● **EXERCISE DETAILS**
Only the pictures are omitted; repeat all other data exactly.

● **RAW DATA**
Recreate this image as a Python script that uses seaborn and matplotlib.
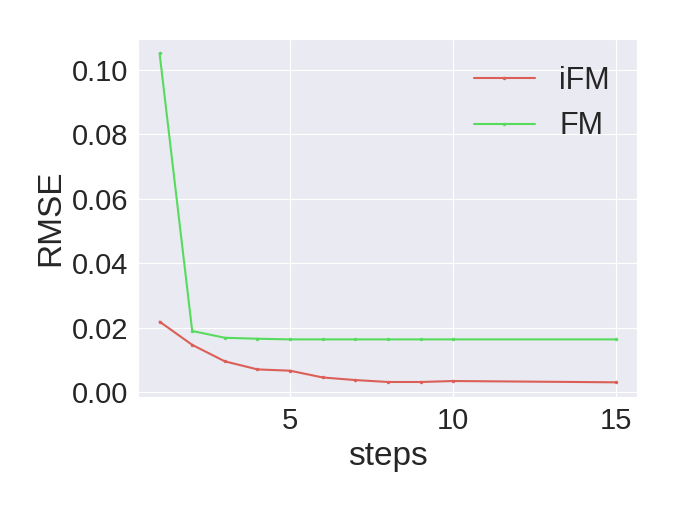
import numpy as np
import pandas as pd
import matplotlib
matplotlib.use('Agg')
import matplotlib.pyplot as plt
import seaborn as sns

# valores
steps = [1, 2, 3, 4, 5, 6, 7, 8, 9, 10, 15]
rmse_ifm = [0.0219, 0.0147, 0.0096, 0.0071, 0.0067, 0.0046, 0.0038, 0.0032, 0.0032, 0.0035, 0.0031]
rmse_fm = [0.1050, 0.0190, 0.0169, 0.0166, 0.0164, 0.0164, 0.0164, 0.0164, 0.0164, 0.0164, 0.0164]

sns.set_style('darkgrid')
plt.rcParams['font.family'] = ['Liberation Sans', 'DejaVu Sans']

cores = sns.color_palette('hls', 3)

fig = plt.figure(figsize=(6.75, 5.07), dpi=100)
ax = fig.add_axes([0.205, 0.216, 0.739, 0.708])

sns.lineplot(x=steps, y=rmse_ifm, ax=ax, color=cores[0], marker='.', markersize=5,
             markeredgewidth=0, linewidth=1.5, label='iFM')
sns.lineplot(x=steps, y=rmse_fm, ax=ax, color=cores[1], marker='.', markersize=5,
             markeredgewidth=0, linewidth=1.5, label='FM')

ax.set_xlabel('steps', fontsize=24)
ax.set_ylabel('RMSE', fontsize=24)
ax.set_xticks([5, 10, 15])
ax.set_yticks([0.0, 0.02, 0.04, 0.06, 0.08, 0.10])
ax.set_yticklabels(['0.00', '0.02', '0.04', '0.06', '0.08', '0.10'])
ax.tick_params(labelsize=21)
ax.set_xlim(0.35, 15.64)
ax.set_ylim(-0.0016, 0.1096)
ax.legend(fontsize=22, frameon=False, loc='upper right')

fig.savefig('out.png', dpi=100)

● **SOLUTION TO THE EXERCISE**
Recreate this image as a Python script that uses seaborn and matplotlib.
import numpy as np
import pandas as pd
import matplotlib
matplotlib.use('Agg')
import matplotlib.pyplot as plt
import seaborn as sns

# valores
steps = [1, 2, 3, 4, 5, 6, 7, 8, 9, 10, 15]
rmse_ifm = [0.0219, 0.0147, 0.0096, 0.0071, 0.0067, 0.0046, 0.0038, 0.0032, 0.0032, 0.0035, 0.0031]
rmse_fm = [0.1050, 0.0190, 0.0169, 0.0166, 0.0164, 0.0164, 0.0164, 0.0164, 0.0164, 0.0164, 0.0164]

sns.set_style('darkgrid')
plt.rcParams['font.family'] = ['Liberation Sans', 'DejaVu Sans']

cores = sns.color_palette('hls', 3)

fig = plt.figure(figsize=(6.75, 5.07), dpi=100)
ax = fig.add_axes([0.205, 0.216, 0.739, 0.708])

sns.lineplot(x=steps, y=rmse_ifm, ax=ax, color=cores[0], marker='.', markersize=5,
             markeredgewidth=0, linewidth=1.5, label='iFM')
sns.lineplot(x=steps, y=rmse_fm, ax=ax, color=cores[1], marker='.', markersize=5,
             markeredgewidth=0, linewidth=1.5, label='FM')

ax.set_xlabel('steps', fontsize=24)
ax.set_ylabel('RMSE', fontsize=24)
ax.set_xticks([5, 10, 15])
ax.set_yticks([0.0, 0.02, 0.04, 0.06, 0.08, 0.10])
ax.set_yticklabels(['0.00', '0.02', '0.04', '0.06', '0.08', '0.10'])
ax.tick_params(labelsize=21)
ax.set_xlim(0.35, 15.64)
ax.set_ylim(-0.0016, 0.1096)
ax.legend(fontsize=22, frameon=False, loc='upper right')

fig.savefig('out.png', dpi=100)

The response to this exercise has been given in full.